■ YOUR GOAL
In the lines below, output everything from the first line through the line containing "const total = values.reduce((a, b)" exactly as it is. Pictures are not part of the output.

* * * *

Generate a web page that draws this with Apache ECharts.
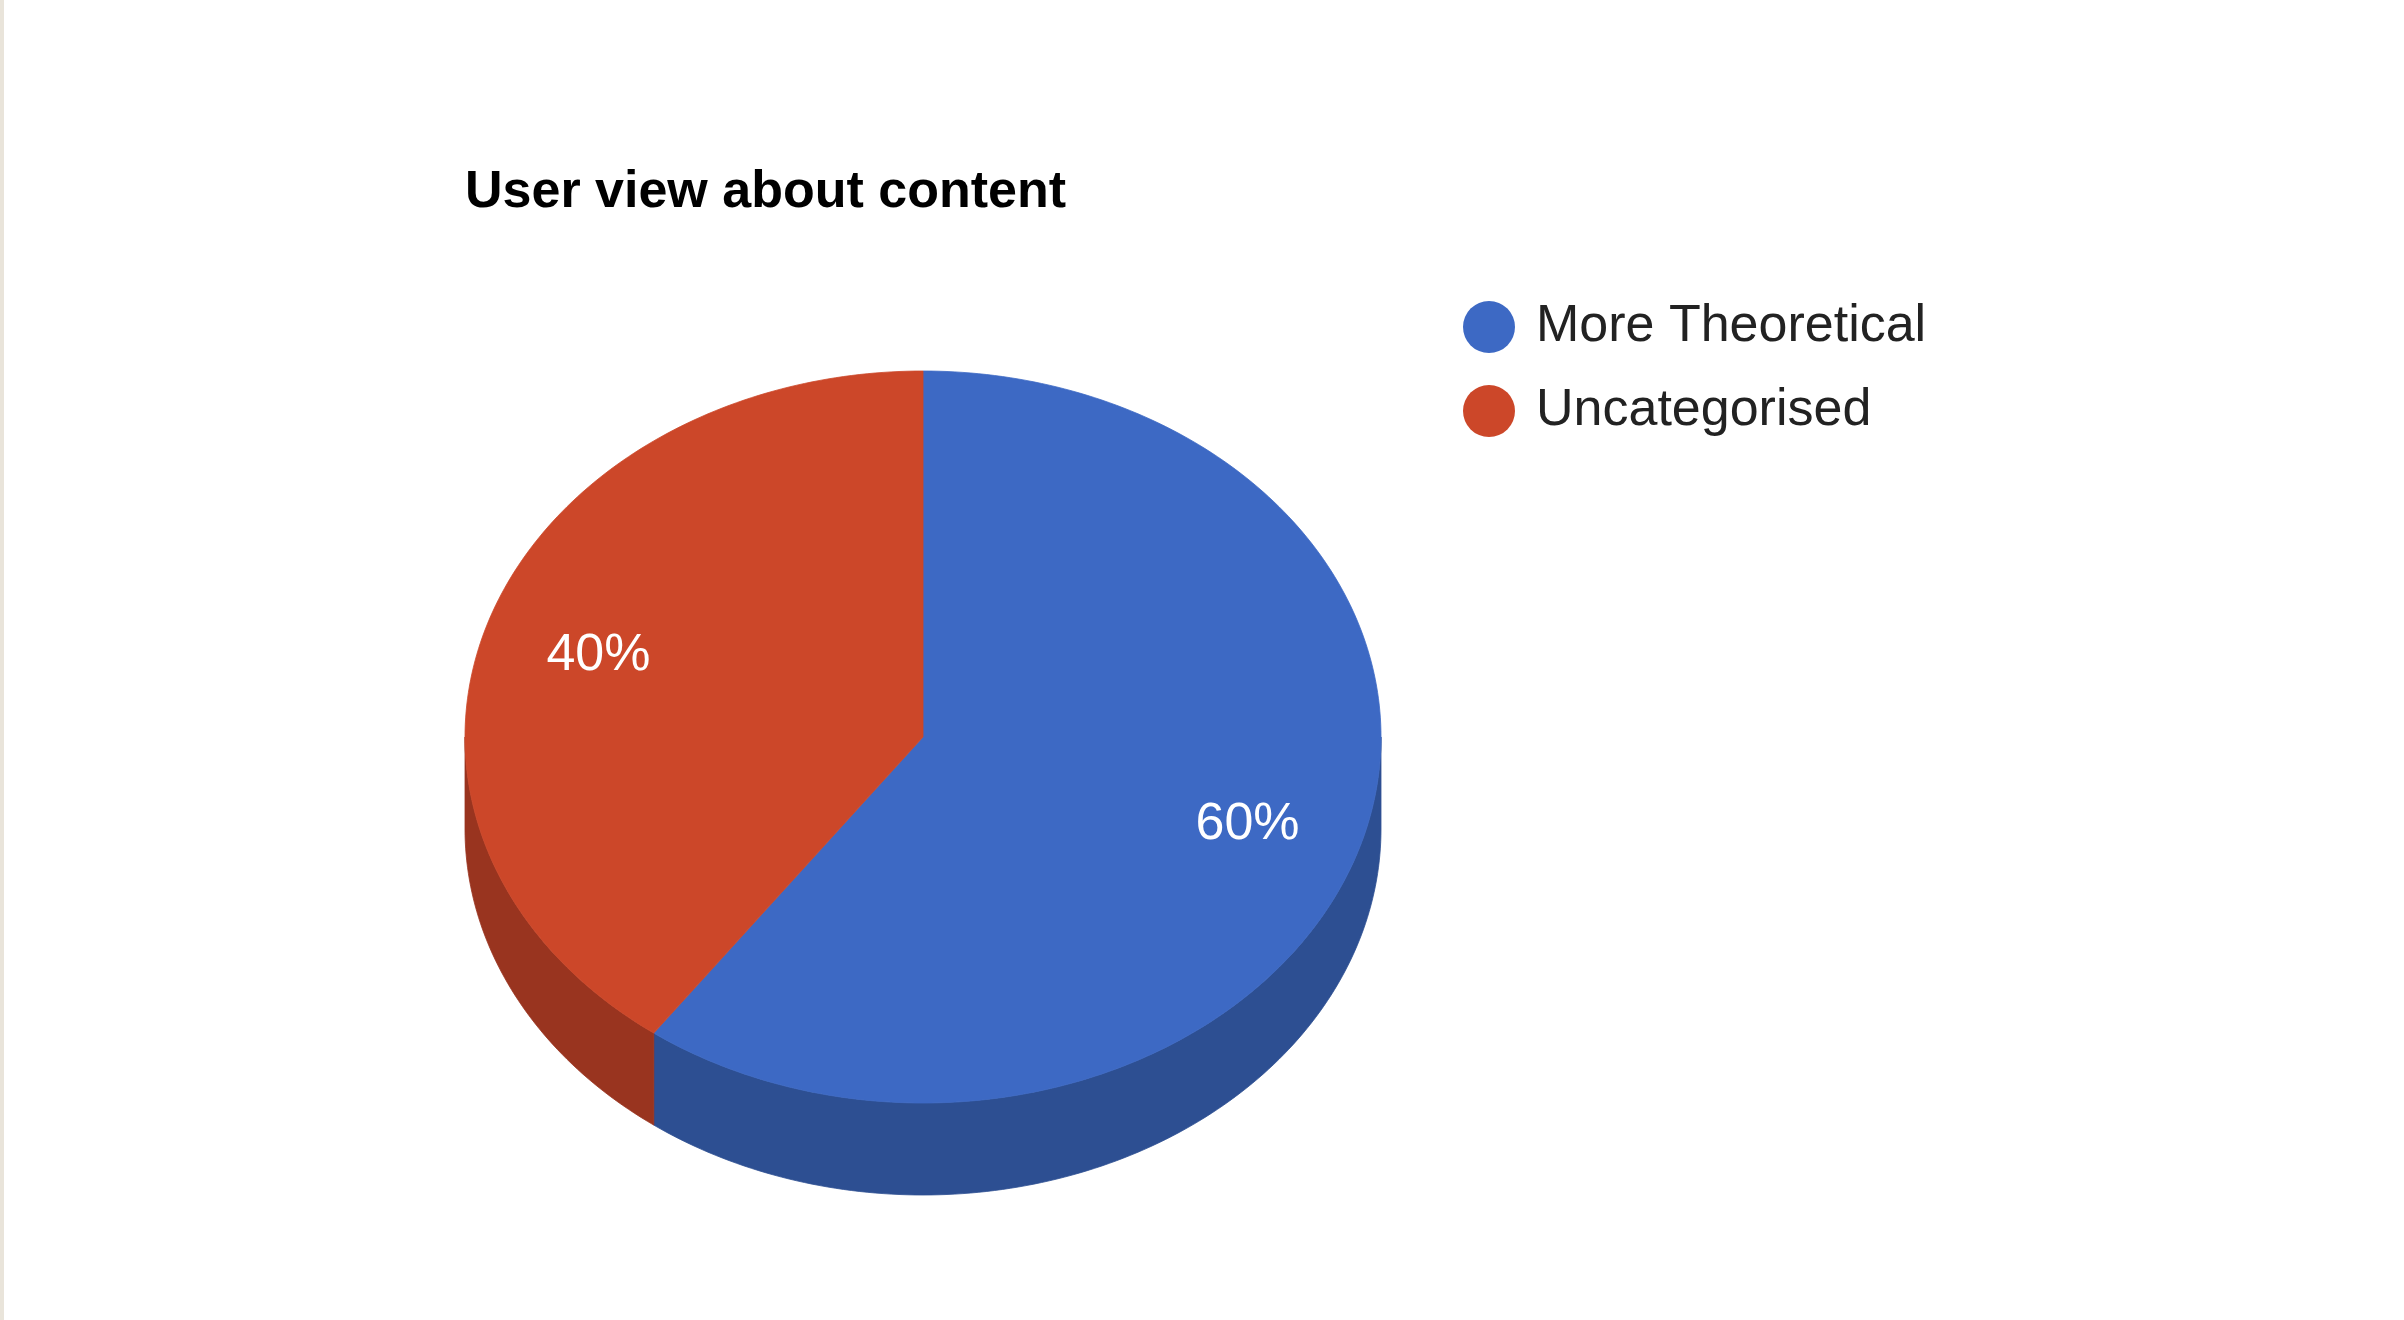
<!DOCTYPE html>
<html>
<head>
<meta charset="utf-8">
<script src="https://cdn.jsdelivr.net/npm/echarts@6/dist/echarts.min.js"></script>
<style>
html,body{margin:0;padding:0;background:#fff;}
#chart{position:absolute;left:0;top:0;width:2404px;height:1320px;}
#stripe{position:absolute;left:0;top:0;width:4px;height:1320px;background:#e9e4da;z-index:5;}
</style>
</head>
<body>
<div id="chart"></div>
<div id="stripe"></div>
<script>
// ---- data ----
const categories = ['More Theoretical', 'Uncategorised'];
const values = [60, 40];
const titleText = 'User view about content';

// ---- style ----
const topColors = ['#3d69c4', '#cc4729'];
const sideColors = ['#2d4f92', '#99341f'];
const FONT = '"Liberation Sans", Arial, sans-serif';

// ---- layout of the tilted pie ----
const CX = 923, CY = 737, RX = 458, RY = 366, DEPTH = 92, LABEL_R = 0.745, LABEL_DY = 3;

function pt(deg, dy) {
  const r = deg * Math.PI / 180;
  return [CX + RX * Math.sin(r), CY - RY * Math.cos(r) + (dy || 0)];
}
function arcPoints(a0, a1, dy) {
  const n = Math.max(2, Math.ceil(Math.abs(a1 - a0)));
  const pts = [];
  for (let i = 0; i <= n; i++) pts.push(pt(a0 + (a1 - a0) * i / n, dy));
  return pts;
}
const total = values.reduce((a, b) => a + b, 0);

function renderSlice(params, api) {
  const i = params.seriesIndex;
  let before = 0;
  for (let k = 0; k < i; k++) before += values[k];
  const start = before / total * 360;
  const end = (before + values[i]) / total * 360;
  const children = [];
  // visible side wall: front half (90..270 deg, clockwise from 12 o'clock)
  const s = Math.max(start, 90), e = Math.min(end, 270);
  if (e > s) {
    const pts = arcPoints(s, e, 0).concat(arcPoints(s, e, DEPTH).reverse());
    children.push({type: 'polygon', shape: {points: pts},
      style: {fill: sideColors[i], stroke: sideColors[i], lineWidth: 0.8}});
  }
  const topPts = [[CX, CY]].concat(arcPoints(start, end, 0));
  children.push({type: 'polygon', shape: {points: topPts},
    style: {fill: topColors[i], stroke: topColors[i], lineWidth: 0.8}});
  const mid = (start + end) / 2 * Math.PI / 180;
  children.push({type: 'text', z2: 10,
    x: CX + LABEL_R * RX * Math.sin(mid),
    y: CY - LABEL_R * RY * Math.cos(mid) + LABEL_DY,
    style: {text: Math.round(values[i] / total * 100) + '%', fill: '#ffffff',
      fontSize: 52, fontFamily: FONT, align: 'center', verticalAlign: 'middle'}});
  return {type: 'group', children: children};
}

const chart = echarts.init(document.getElementById('chart'), null, {renderer: 'canvas'});
chart.setOption({
  animation: false,
  backgroundColor: '#ffffff',
  title: {
    text: titleText, left: 460, top: 162,
    textStyle: {fontFamily: FONT, fontWeight: 'bold', fontSize: 52, color: '#000000'}
  },
  legend: {
    orient: 'vertical', left: 1458, top: 296,
    icon: 'circle', itemWidth: 52, itemHeight: 52, itemGap: 32,
    data: categories,
    textStyle: {fontFamily: FONT, fontSize: 52, color: '#222222', padding: [0, 0, 0, 16]}
  },
  series: categories.map((name, i) => ({
    type: 'custom', name: name, coordinateSystem: 'none',
    itemStyle: {color: topColors[i]},
    data: [[values[i]]],
    renderItem: renderSlice
  }))
});
</script>
</body>
</html>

* * * *

■ WRITTEN RESPONSE
Generate a web page that draws this with Apache ECharts.
<!DOCTYPE html>
<html>
<head>
<meta charset="utf-8">
<script src="https://cdn.jsdelivr.net/npm/echarts@6/dist/echarts.min.js"></script>
<style>
html,body{margin:0;padding:0;background:#fff;}
#chart{position:absolute;left:0;top:0;width:2404px;height:1320px;}
#stripe{position:absolute;left:0;top:0;width:4px;height:1320px;background:#e9e4da;z-index:5;}
</style>
</head>
<body>
<div id="chart"></div>
<div id="stripe"></div>
<script>
// ---- data ----
const categories = ['More Theoretical', 'Uncategorised'];
const values = [60, 40];
const titleText = 'User view about content';

// ---- style ----
const topColors = ['#3d69c4', '#cc4729'];
const sideColors = ['#2d4f92', '#99341f'];
const FONT = '"Liberation Sans", Arial, sans-serif';

// ---- layout of the tilted pie ----
const CX = 923, CY = 737, RX = 458, RY = 366, DEPTH = 92, LABEL_R = 0.745, LABEL_DY = 3;

function pt(deg, dy) {
  const r = deg * Math.PI / 180;
  return [CX + RX * Math.sin(r), CY - RY * Math.cos(r) + (dy || 0)];
}
function arcPoints(a0, a1, dy) {
  const n = Math.max(2, Math.ceil(Math.abs(a1 - a0)));
  const pts = [];
  for (let i = 0; i <= n; i++) pts.push(pt(a0 + (a1 - a0) * i / n, dy));
  return pts;
}
const total = values.reduce((a, b) => a + b, 0);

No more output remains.